Sahabat MD menyatakan keprihatinan atas kondisi ini dan menyerukan kepada pihak berwenang untuk mengusut tuntas kasus ini secara adil dan transparan. Mereka juga mendesak lembaga-lembaga negara seperti Komnas HAM, Ombudsman, dan Komisi III DPR RI untuk turun tangan.
“Masyarakat sipil tidak boleh dikalahkan oleh intimidasi. Kami menduga ini bagian dari praktik mafia tanah yang sudah lama bercokol di berbagai daerah, termasuk Medan,” ujar perwakilan Sahabat MD dalam konferensi persnya.
Lebih lanjut, mereka menyebut bahwa ada indikasi bahwa hukum sedang digunakan sebagai alat untuk membungkam korban, bukan untuk menindak pelaku. Jika dibiarkan, ini bisa menjadi preseden buruk dalam penegakan hukum di Indonesia.
Kasus ini juga mendapat perhatian dari sejumlah aktivis dan tokoh masyarakat. Mereka menilai bahwa peristiwa ini mencerminkan lemahnya perlindungan hukum terhadap warga kecil yang sedang memperjuangkan haknya atas tanah dan tempat tinggal.
Dalam waktu dekat, rencananya akan dilakukan aksi solidaritas dan pengumpulan dukungan publik untuk membebaskan para warga yang ditahan serta menuntut proses hukum yang berpihak kepada kebenaran.
Warga Jalan Bunga Rinte 20 berharap agar keadilan benar-benar ditegakkan. Mereka menyatakan tidak akan menyerah dalam memperjuangkan hak atas tanah yang telah mereka tempati dan kelola selama puluhan tahun.

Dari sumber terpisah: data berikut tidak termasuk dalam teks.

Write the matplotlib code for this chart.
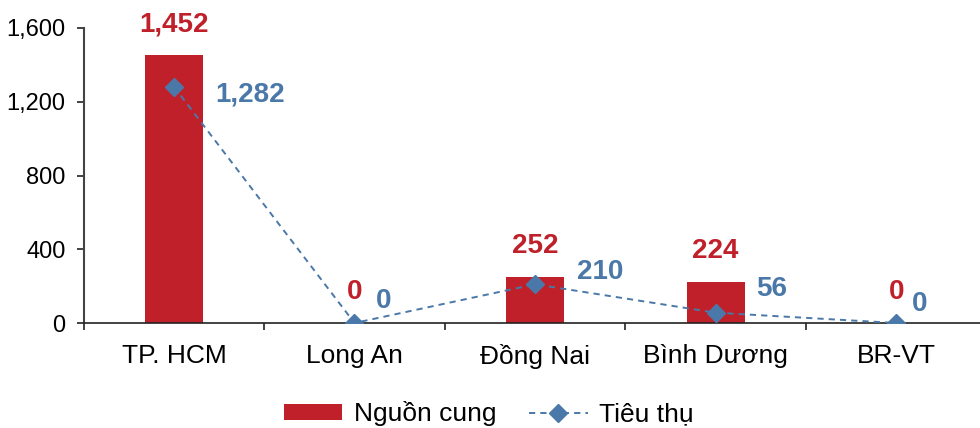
import numpy as np
import matplotlib as mpl
mpl.use("Agg")
import matplotlib.pyplot as plt
from matplotlib.ticker import FixedLocator, FuncFormatter

# Supply vs absorption by province
provinces = ["TP. HCM", "Long An", "Đồng Nai", "Bình Dương", "BR-VT"]
supply = [1452, 0, 252, 224, 0]
absorption = [1282, 0, 210, 56, 0]

red = "#C0202A"
blue = "#4A78A8"

plt.rcParams["font.family"] = ["Liberation Sans", "DejaVu Sans"]

fig = plt.figure(figsize=(9.8, 4.28), dpi=100)
ax = fig.add_axes([0.0853, 0.2453, 0.9214, 0.6893])

x = np.arange(len(provinces))
bars = ax.bar(x, supply, width=0.32, color=red, label="Nguồn cung", zorder=2)
line, = ax.plot(x, absorption, color=blue, lw=1.4, ls=(0, (3.2, 2.6)), marker="D",
                ms=9.5, label="Tiêu thụ", zorder=3)

# value labels: supply above the bar, absorption to the right of the marker
for xi, v in zip(x, supply):
    ax.annotate(f"{v:,}", (xi, v), xytext=(0, 22), textcoords="offset points",
                ha="center", va="center", color=red, fontsize=20,
                fontweight="bold")

blue_off = [(55, -6), (21, 16), (47, 9), (40, 17), (17, 14)]
for xi, v, (dx, dy) in zip(x, absorption, blue_off):
    ax.annotate(f"{v:,}", (xi, v), xytext=(dx, dy), textcoords="offset points",
                ha="center", va="center", color=blue, fontsize=20,
                fontweight="bold")

ax.set_xlim(-0.5, len(provinces) - 0.5)
ax.set_ylim(0, 1600)
ax.set_yticks([0, 400, 800, 1200, 1600])
ax.yaxis.set_major_formatter(FuncFormatter(lambda v, p: f"{int(v):,}"))

ax.set_xticks(x)
ax.set_xticklabels(provinces)
ax.xaxis.set_minor_locator(FixedLocator(np.arange(len(provinces) + 1) - 0.5))
ax.tick_params(axis="x", which="major", length=0, pad=15, labelsize=19)
ax.tick_params(axis="x", which="minor", length=5, width=1.2, direction="out",
               color="#222222")
ax.tick_params(axis="y", length=5, width=1.2, pad=8, labelsize=17,
               color="#222222")

for s in ["top", "right"]:
    ax.spines[s].set_visible(False)
ax.spines["left"].set_color("#444444")
ax.spines["left"].set_linewidth(1.5)
ax.spines["bottom"].set_color("#222222")
ax.spines["bottom"].set_linewidth(1.2)

fig.legend(handles=[bars, line], loc="center", bbox_to_anchor=(0.499, 0.033),
           ncol=2, frameon=False, fontsize=19, handlelength=2.2,
           handleheight=0.5, handletextpad=0.45, columnspacing=1.25)

fig.savefig("out.png", dpi=100)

“Kami bukan penjahat. Kami hanya warga biasa yang mempertahankan rumah dan tanah kami. Jika hukum tidak bisa melindungi rakyat kecil, maka siapa lagi yang bisa kami harapkan?” tutup salah satu warga dengan nada haru.
Kasus ini menjadi peringatan serius bahwa persoalan mafia tanah dan premanisme di Indonesia masih menjadi ancaman nyata. Perlu langkah tegas dari pemerintah dan aparat penegak hukum untuk menindak pelaku sebenarnya dan memulihkan kepercayaan masyarakat terhadap hukum.